A Petrobras afirmou à reportagem que “alterou rotas de voos e altitude das aeronaves no aeroporto que já opera na região, homologado pela Agência Nacional de Aviação Civil (ANAC). As rotas hoje passam a uma distância mínima de 13 quilômetros da aldeia indígena mais próxima. Em média, serão realizados 2 voos diários.”

“A Petrobras reforça que projeto de pesquisa na Margem Equatorial prevê a perfuração de poço em região oceânica, a 175 km da costa e a mais de 200 km de terras indígenas. Para a fase de pesquisa investigativa, não será construída nenhuma infraestrutura próxima a terras indígenas.”

Contradição sobre impacto do ruído

Analistas ambientais indicaram uma contradição na documentação da Petrobras no parecer técnico em que recomendaram o indeferimento e o arquivamento do processo. Segundo eles, é considerado o impacto do ruído sobre as aves, mas não sobre os indígenas.

“Ao propor avaliar os impactos de suas aeronaves sobre a avifauna, mas se recusar em relação aos indígenas, a empresa coloca em dúvida seu real comprometimento com o direito dos impactados pelos seus empreendimentos, o que é particularmente sensível quando se refere a povos e comunidades tradicionais”, escreveram os técnicos.

No novo pedido de informações à Petrobras, a presidência do Ibama questionou a empresa sobre detalhes dos planos para proteger a biodiversidade. Mas não tratou dos problemas relacionados aos indígenas.

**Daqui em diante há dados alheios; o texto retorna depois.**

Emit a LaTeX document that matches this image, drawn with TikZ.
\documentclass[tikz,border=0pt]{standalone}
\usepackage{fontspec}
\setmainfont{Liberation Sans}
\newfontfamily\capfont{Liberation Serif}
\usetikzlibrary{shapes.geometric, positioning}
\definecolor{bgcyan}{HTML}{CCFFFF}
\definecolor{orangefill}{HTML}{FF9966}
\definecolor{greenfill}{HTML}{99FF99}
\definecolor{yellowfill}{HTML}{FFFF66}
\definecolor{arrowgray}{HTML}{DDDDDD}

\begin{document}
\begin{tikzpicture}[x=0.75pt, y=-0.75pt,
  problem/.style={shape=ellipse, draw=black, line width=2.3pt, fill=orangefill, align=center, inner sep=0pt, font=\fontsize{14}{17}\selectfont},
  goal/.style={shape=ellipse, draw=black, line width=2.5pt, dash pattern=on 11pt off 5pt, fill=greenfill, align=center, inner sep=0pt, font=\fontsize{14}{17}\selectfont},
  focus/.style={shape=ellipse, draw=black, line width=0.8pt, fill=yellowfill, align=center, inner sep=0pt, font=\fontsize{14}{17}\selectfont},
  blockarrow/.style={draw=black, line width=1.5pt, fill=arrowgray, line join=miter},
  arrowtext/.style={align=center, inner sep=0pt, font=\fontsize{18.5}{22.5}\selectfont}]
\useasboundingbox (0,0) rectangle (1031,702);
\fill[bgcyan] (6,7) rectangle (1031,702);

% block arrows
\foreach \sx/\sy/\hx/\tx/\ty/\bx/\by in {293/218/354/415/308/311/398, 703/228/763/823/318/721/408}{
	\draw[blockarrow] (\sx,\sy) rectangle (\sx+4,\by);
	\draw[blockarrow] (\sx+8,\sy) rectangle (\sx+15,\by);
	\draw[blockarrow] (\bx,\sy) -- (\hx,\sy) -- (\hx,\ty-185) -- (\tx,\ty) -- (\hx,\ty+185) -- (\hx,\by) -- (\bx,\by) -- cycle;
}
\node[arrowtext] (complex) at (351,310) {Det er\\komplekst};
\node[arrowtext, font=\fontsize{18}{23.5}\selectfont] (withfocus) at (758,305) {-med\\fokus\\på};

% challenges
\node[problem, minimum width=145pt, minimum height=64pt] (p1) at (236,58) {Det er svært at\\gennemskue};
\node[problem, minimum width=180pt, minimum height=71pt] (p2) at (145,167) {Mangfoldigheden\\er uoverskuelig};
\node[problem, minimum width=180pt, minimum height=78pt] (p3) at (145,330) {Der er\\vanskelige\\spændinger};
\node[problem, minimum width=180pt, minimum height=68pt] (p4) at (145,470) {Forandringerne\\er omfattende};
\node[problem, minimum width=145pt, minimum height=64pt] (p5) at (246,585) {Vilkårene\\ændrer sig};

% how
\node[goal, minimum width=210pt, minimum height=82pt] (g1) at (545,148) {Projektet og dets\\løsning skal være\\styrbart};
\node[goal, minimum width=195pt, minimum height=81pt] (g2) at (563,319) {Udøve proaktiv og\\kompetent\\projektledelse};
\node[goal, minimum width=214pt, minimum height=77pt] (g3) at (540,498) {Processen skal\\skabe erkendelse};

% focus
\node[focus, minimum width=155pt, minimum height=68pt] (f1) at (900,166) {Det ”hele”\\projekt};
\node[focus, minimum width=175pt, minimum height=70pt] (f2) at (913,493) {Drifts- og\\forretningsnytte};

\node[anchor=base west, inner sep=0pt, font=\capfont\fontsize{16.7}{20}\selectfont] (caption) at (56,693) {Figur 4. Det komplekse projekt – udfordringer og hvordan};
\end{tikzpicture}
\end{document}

O instituto informou à reportagem que um parecer da Advocacia Geral da União (AGU) “estabeleceu que o Ibama não possui competência para analisar os impactos do tráfego aéreo do Aeroporto de Oiapoque (AP) sobre essas comunidades, pois tal análise compete ao órgão estadual ambiental (Sema/AP), conforme a Lei Complementar 140/2011. Sendo assim, o tema não faz parte da fundamentação para o licenciamento do bloco FZA-M-59.”

Consulta de boa-fé

O Brasil é signatário da Convenção 169 da Organização Internacional do Trabalho (OIT), que determina o direito dos povos indígenas e tribais a uma consulta livre e informada sobre empreendimentos que possam afetá-los. Em 2009, os povos de quatro etnias da região lançaram o Protocolo de Consulta dos Povos Indígenas do Oiapoque, mostrando como gostariam de ser ouvidos.

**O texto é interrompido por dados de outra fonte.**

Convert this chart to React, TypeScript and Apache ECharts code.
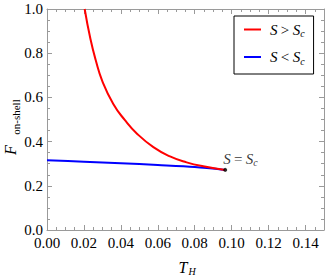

O Conselho dos Caciques é a instância máxima. Mas as informações precisam chegar a cada aldeia, envolvendo quatro línguas, além do português. “Entendemos que o caminho da consulta no Oiapoque inclui o caminho das informações e depois das manifestações tanto dos povos indígenas como do governo. Esse fluxo é como o movimento das águas da maré, que sobem e alcançam todas as comunidades para depois voltar juntando num grande rio”, diz o documento.

Em junho de 2023, o Ministério Público Federal (MPF) no Amapá intermediou um encontro entre indígenas e a Petrobras. Segundo informou em seu site, a empresa teria se comprometido a ouvir as comunidades segundo o protocolo – a Fundação Nacional dos Povos Indígenas (Funai) também recomenda a consulta.

O conselho dos indígenas enviou, então, um cronograma à Petrobras, no final de 2023, indicando como seriam os encontros. “No início desse ano, recebemos um e-mail da Petrobras dizendo que esse não era o momento de fazer a consulta porque eles estavam em uma fase de pesquisa. Não é o que a gente entende. Entendemos que o solo do oceano vai ser perfurado da mesma maneira”, avaliou a vice-coordenadora do CCPIO.

À reportagem, a Petrobras afirmou que não se aplica consulta prévia porque a atividade de perfuração não se enquadra nos critérios da Portaria Interministerial 60/2015, que estabelece o processo de consulta prévia às comunidades tradicionais.

“Ainda assim, para fins de compartilhamento transparente de informações e diálogo com as comunidades locais, a Petrobras implementou um amplo processo de comunicação com as comunidades, tendo sido realizadas 67 reuniões e audiências públicas, assim como um Plano de Comunicação Social que estabelece reuniões periódicas com a sociedade e canais de comunicação referentes ao projeto de pesquisa de petróleo na região.”

O parecer dos analistas ambientais do Ibama diz, no entanto, que a Petrobras “adotou uma conduta com o resultado de ampliar a geração de expectativa e potencializar conflitos no território impactado, valendo-se, inclusive, de declarações controversas para argumentar em prol de seu interesse.”

Um dos argumentos controversos da Petrobras, de acordo com o parecer, foi ter usado a fala de um indigena em uma audiência pública como se ele fosse representante do CCPIO. O homem, no entanto, trabalhava para a prefeitura e não fazia parte do conselho.

O protocolo determina que a consulta deve ser livre, prévia, informada e de boa-fé. Para a vice-coordenadora do conselho dos indígenas, isso não está acontecendo. Lod Moraes também vê dificuldade em discutir o assunto sem seguir esse trâmite. “Nunca pensei que estaria sentada em uma sala tentando negociar com a Petrobras”, disse, referindo-se à reunião intermediada pelo MPF. “Ainda mais sobre coisas que nunca fizeram parte de nossa realidade. Nem sequer imaginava falar sobre a exploração de petróleo.”